* Directions *
Every line below is to be copied exactly, with the pictures left out.

[start Supplied material]

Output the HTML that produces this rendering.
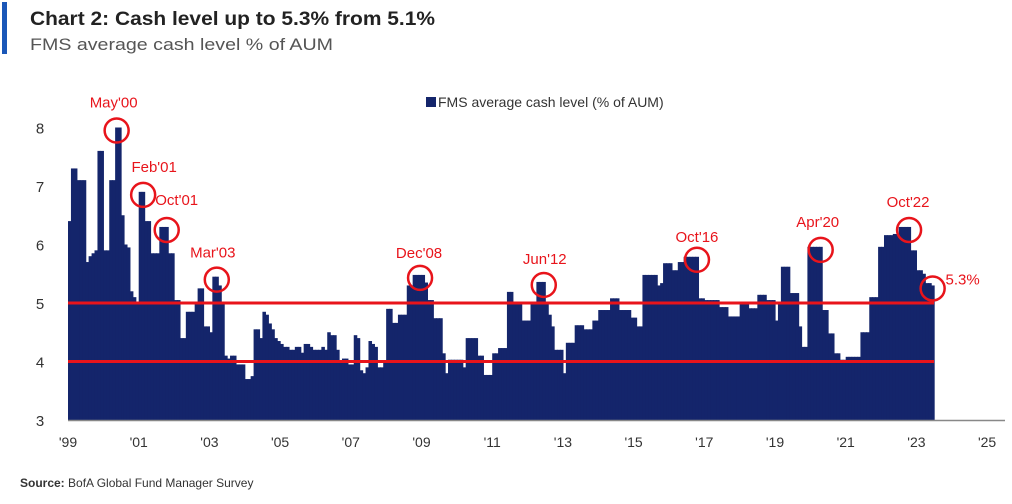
<!DOCTYPE html>
<html><head><meta charset="utf-8"><style>
body{margin:0;background:#fff;width:1012px;height:499px;overflow:hidden;font-family:"Liberation Sans",sans-serif}
</style></head><body>
<svg width="1012" height="499" viewBox="0 0 1012 499" xmlns="http://www.w3.org/2000/svg">
<rect x="2" y="2" width="5" height="52" fill="#1a57b8"/>
<text x="30" y="25" font-size="19" font-weight="bold" fill="#222" textLength="405" lengthAdjust="spacingAndGlyphs">Chart 2: Cash level up to 5.3% from 5.1%</text>
<text x="30" y="50" font-size="17" fill="#555" textLength="303" lengthAdjust="spacingAndGlyphs">FMS average cash level % of AUM</text>
<rect x="426" y="97" width="10" height="10" fill="#14256b"/>
<text x="438" y="107" font-size="14" fill="#333">FMS average cash level (% of AUM)</text>
<g id="bars"></g>
<g id="axes"></g>
<g id="ann"></g>
<text x="20" y="487" font-size="12" fill="#333"><tspan font-weight="bold">Source:</tspan>  BofA Global Fund Manager Survey</text>
</svg>
<script>
const NS="http://www.w3.org/2000/svg";
const startYear=1999;
const values=[
6.4,7.3,7.3,7.1,7.1,7.1,5.7,5.8,5.85,5.9,7.6,7.6,
5.9,5.9,7.1,7.1,8.0,8.0,6.5,6.0,5.95,5.2,5.1,5.0,
6.9,6.9,6.4,6.4,5.85,5.85,5.85,6.3,6.3,6.3,5.85,5.85,
5.05,5.05,4.4,4.4,4.85,4.85,4.85,5.0,5.25,5.25,4.6,4.6,
4.5,5.45,5.45,5.3,5.0,4.1,4.05,4.1,4.1,3.95,3.95,3.95,
3.7,3.7,3.75,4.55,4.55,4.4,4.85,4.8,4.65,4.55,4.4,4.35,
4.3,4.25,4.25,4.2,4.2,4.25,4.25,4.15,4.3,4.3,4.25,4.2,
4.2,4.2,4.25,4.2,4.5,4.45,4.45,4.2,4.0,4.05,4.05,3.95,
3.95,4.45,4.4,3.85,3.8,3.9,4.35,4.3,4.25,3.9,3.9,4.0,
4.9,4.9,4.66,4.66,4.8,4.8,4.8,5.3,5.3,5.48,5.48,5.48,
5.48,5.35,5.05,5.05,4.74,4.74,4.74,4.14,3.8,4.03,4.03,4.03,
4.03,4.03,3.9,4.4,4.4,4.4,4.4,4.1,4.1,3.77,3.77,3.77,
4.14,4.14,4.23,4.23,4.23,5.19,5.19,5.02,5.02,5.02,4.7,4.7,
4.7,5.0,5.0,5.36,5.36,5.36,5.0,4.8,4.6,4.2,4.2,4.2,
3.8,4.32,4.32,4.32,4.62,4.62,4.62,4.55,4.55,4.55,4.7,4.7,
4.88,4.88,4.88,4.88,5.08,5.08,5.08,4.88,4.88,4.88,4.88,4.75,
4.75,4.6,4.6,5.48,5.48,5.48,5.48,5.48,5.3,5.34,5.68,5.68,
5.68,5.56,5.56,5.7,5.7,5.79,5.79,5.79,5.79,5.79,5.08,5.08,
5.05,5.05,5.05,5.05,5.05,4.93,4.93,4.93,4.77,4.77,4.77,4.77,
5.02,5.02,5.02,4.91,4.91,4.91,5.14,5.14,5.14,5.05,5.05,5.05,
4.7,5.0,5.62,5.62,5.62,5.17,5.17,5.17,4.6,4.25,4.25,5.96,
5.96,5.96,5.96,5.96,4.88,4.88,4.48,4.48,4.14,4.14,4.03,4.03,
4.08,4.08,4.08,4.08,4.08,4.5,4.5,4.5,5.1,5.1,5.1,5.96,
5.96,6.16,6.16,6.16,6.18,6.18,6.3,6.3,6.3,6.3,5.9,5.9,
5.56,5.56,5.5,5.34,5.34,5.3];
const yTicks=[3,4,5,6,7,8];
const xTickYears=[1999,2001,2003,2005,2007,2009,2011,2013,2015,2017,2019,2021,2023,2025];
const xTickLabels=["'99","'01","'03","'05","'07","'09","'11","'13","'15","'17","'19","'21","'23","'25"];
const refLines=[5,4];
const annLabels=["May'00","Feb'01","Oct'01","Mar'03","Dec'08","Jun'12","Oct'16","Apr'20","Oct'22","5.3%"];
const annMonths=[16,25,33,50,119,161,213,255,285,293];
const annValues=[8.0,6.9,6.3,5.45,5.48,5.36,5.79,5.96,6.3,5.3];

const X0=68,YW=35.35,Y3=420,UY=58.5;
const x=m=>X0+m*YW/12;
const y=v=>Y3-(v-3)*UY;
const bars=document.getElementById('bars'),axes=document.getElementById('axes'),ann=document.getElementById('ann');
function mk(tag,at,parent){const e=document.createElementNS(NS,tag);for(const k in at)e.setAttribute(k,at[k]);parent.appendChild(e);return e;}
values.forEach((v,i)=>{
 const r=mk('rect',{x:x(i),y:y(v),width:YW/12+0.6,height:Y3-y(v),fill:'#14256b'},bars);
 
 
});
refLines.forEach(v=>{
 const l=mk('line',{x1:x(0),x2:x(values.length),y1:y(v),y2:y(v),stroke:'#e8141b','stroke-width':3},axes);
 
 
});
const ax=mk('line',{x1:x(0),x2:1005,y1:Y3+0.5,y2:Y3+0.5,stroke:'#888','stroke-width':1.5},axes);


yTicks.forEach(t=>{
 const e=mk('text',{x:40,y:y(t)+6,'font-size':15,fill:'#333','text-anchor':'middle'},axes);e.textContent=t;
 
 
});
xTickYears.forEach((yr,i)=>{
 const e=mk('text',{x:x((yr-startYear)*12),y:447,'font-size':14,fill:'#333','text-anchor':'middle'},axes);e.textContent=xTickLabels[i];
 
 
});
const lblOff=[[-3,-28],[11,-28],[10,-30],[-4,-27],[-1,-25],[1,-26],[0,-23],[-3,-28],[-1,-28],[30,-9]];
annLabels.forEach((s,i)=>{
 const cx=x(annMonths[i])+1.5,cy=y(annValues[i])+3;
 const c=mk('circle',{cx:cx,cy:cy,r:12,fill:'none',stroke:'#e8141b','stroke-width':2.5},ann);
 
 
 const t=mk('text',{x:cx+lblOff[i][0],y:cy+lblOff[i][1]+5,'font-size':15,fill:'#e8141b','text-anchor':'middle'},ann);t.textContent=s;
 
 
});
</script>
</body></html>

[end Supplied material]

* Result of the task *
Output the HTML that produces this rendering.
<!DOCTYPE html>
<html><head><meta charset="utf-8"><style>
body{margin:0;background:#fff;width:1012px;height:499px;overflow:hidden;font-family:"Liberation Sans",sans-serif}
</style></head><body>
<svg width="1012" height="499" viewBox="0 0 1012 499" xmlns="http://www.w3.org/2000/svg">
<rect x="2" y="2" width="5" height="52" fill="#1a57b8"/>
<text x="30" y="25" font-size="19" font-weight="bold" fill="#222" textLength="405" lengthAdjust="spacingAndGlyphs">Chart 2: Cash level up to 5.3% from 5.1%</text>
<text x="30" y="50" font-size="17" fill="#555" textLength="303" lengthAdjust="spacingAndGlyphs">FMS average cash level % of AUM</text>
<rect x="426" y="97" width="10" height="10" fill="#14256b"/>
<text x="438" y="107" font-size="14" fill="#333">FMS average cash level (% of AUM)</text>
<g id="bars"></g>
<g id="axes"></g>
<g id="ann"></g>
<text x="20" y="487" font-size="12" fill="#333"><tspan font-weight="bold">Source:</tspan>  BofA Global Fund Manager Survey</text>
</svg>
<script>
const NS="http://www.w3.org/2000/svg";
const startYear=1999;
const values=[
6.4,7.3,7.3,7.1,7.1,7.1,5.7,5.8,5.85,5.9,7.6,7.6,
5.9,5.9,7.1,7.1,8.0,8.0,6.5,6.0,5.95,5.2,5.1,5.0,
6.9,6.9,6.4,6.4,5.85,5.85,5.85,6.3,6.3,6.3,5.85,5.85,
5.05,5.05,4.4,4.4,4.85,4.85,4.85,5.0,5.25,5.25,4.6,4.6,
4.5,5.45,5.45,5.3,5.0,4.1,4.05,4.1,4.1,3.95,3.95,3.95,
3.7,3.7,3.75,4.55,4.55,4.4,4.85,4.8,4.65,4.55,4.4,4.35,
4.3,4.25,4.25,4.2,4.2,4.25,4.25,4.15,4.3,4.3,4.25,4.2,
4.2,4.2,4.25,4.2,4.5,4.45,4.45,4.2,4.0,4.05,4.05,3.95,
3.95,4.45,4.4,3.85,3.8,3.9,4.35,4.3,4.25,3.9,3.9,4.0,
4.9,4.9,4.66,4.66,4.8,4.8,4.8,5.3,5.3,5.48,5.48,5.48,
5.48,5.35,5.05,5.05,4.74,4.74,4.74,4.14,3.8,4.03,4.03,4.03,
4.03,4.03,3.9,4.4,4.4,4.4,4.4,4.1,4.1,3.77,3.77,3.77,
4.14,4.14,4.23,4.23,4.23,5.19,5.19,5.02,5.02,5.02,4.7,4.7,
4.7,5.0,5.0,5.36,5.36,5.36,5.0,4.8,4.6,4.2,4.2,4.2,
3.8,4.32,4.32,4.32,4.62,4.62,4.62,4.55,4.55,4.55,4.7,4.7,
4.88,4.88,4.88,4.88,5.08,5.08,5.08,4.88,4.88,4.88,4.88,4.75,
4.75,4.6,4.6,5.48,5.48,5.48,5.48,5.48,5.3,5.34,5.68,5.68,
5.68,5.56,5.56,5.7,5.7,5.79,5.79,5.79,5.79,5.79,5.08,5.08,
5.05,5.05,5.05,5.05,5.05,4.93,4.93,4.93,4.77,4.77,4.77,4.77,
5.02,5.02,5.02,4.91,4.91,4.91,5.14,5.14,5.14,5.05,5.05,5.05,
4.7,5.0,5.62,5.62,5.62,5.17,5.17,5.17,4.6,4.25,4.25,5.96,
5.96,5.96,5.96,5.96,4.88,4.88,4.48,4.48,4.14,4.14,4.03,4.03,
4.08,4.08,4.08,4.08,4.08,4.5,4.5,4.5,5.1,5.1,5.1,5.96,
5.96,6.16,6.16,6.16,6.18,6.18,6.3,6.3,6.3,6.3,5.9,5.9,
5.56,5.56,5.5,5.34,5.34,5.3];
const yTicks=[3,4,5,6,7,8];
const xTickYears=[1999,2001,2003,2005,2007,2009,2011,2013,2015,2017,2019,2021,2023,2025];
const xTickLabels=["'99","'01","'03","'05","'07","'09","'11","'13","'15","'17","'19","'21","'23","'25"];
const refLines=[5,4];
const annLabels=["May'00","Feb'01","Oct'01","Mar'03","Dec'08","Jun'12","Oct'16","Apr'20","Oct'22","5.3%"];
const annMonths=[16,25,33,50,119,161,213,255,285,293];
const annValues=[8.0,6.9,6.3,5.45,5.48,5.36,5.79,5.96,6.3,5.3];

const X0=68,YW=35.35,Y3=420,UY=58.5;
const x=m=>X0+m*YW/12;
const y=v=>Y3-(v-3)*UY;
const bars=document.getElementById('bars'),axes=document.getElementById('axes'),ann=document.getElementById('ann');
function mk(tag,at,parent){const e=document.createElementNS(NS,tag);for(const k in at)e.setAttribute(k,at[k]);parent.appendChild(e);return e;}
values.forEach((v,i)=>{
 const r=mk('rect',{x:x(i),y:y(v),width:YW/12+0.6,height:Y3-y(v),fill:'#14256b'},bars);
 
 
});
refLines.forEach(v=>{
 const l=mk('line',{x1:x(0),x2:x(values.length),y1:y(v),y2:y(v),stroke:'#e8141b','stroke-width':3},axes);
 
 
});
const ax=mk('line',{x1:x(0),x2:1005,y1:Y3+0.5,y2:Y3+0.5,stroke:'#888','stroke-width':1.5},axes);


yTicks.forEach(t=>{
 const e=mk('text',{x:40,y:y(t)+6,'font-size':15,fill:'#333','text-anchor':'middle'},axes);e.textContent=t;
 
 
});
xTickYears.forEach((yr,i)=>{
 const e=mk('text',{x:x((yr-startYear)*12),y:447,'font-size':14,fill:'#333','text-anchor':'middle'},axes);e.textContent=xTickLabels[i];
 
 
});
const lblOff=[[-3,-28],[11,-28],[10,-30],[-4,-27],[-1,-25],[1,-26],[0,-23],[-3,-28],[-1,-28],[30,-9]];
annLabels.forEach((s,i)=>{
 const cx=x(annMonths[i])+1.5,cy=y(annValues[i])+3;
 const c=mk('circle',{cx:cx,cy:cy,r:12,fill:'none',stroke:'#e8141b','stroke-width':2.5},ann);
 
 
 const t=mk('text',{x:cx+lblOff[i][0],y:cy+lblOff[i][1]+5,'font-size':15,fill:'#e8141b','text-anchor':'middle'},ann);t.textContent=s;
 
 
});
</script>
</body></html>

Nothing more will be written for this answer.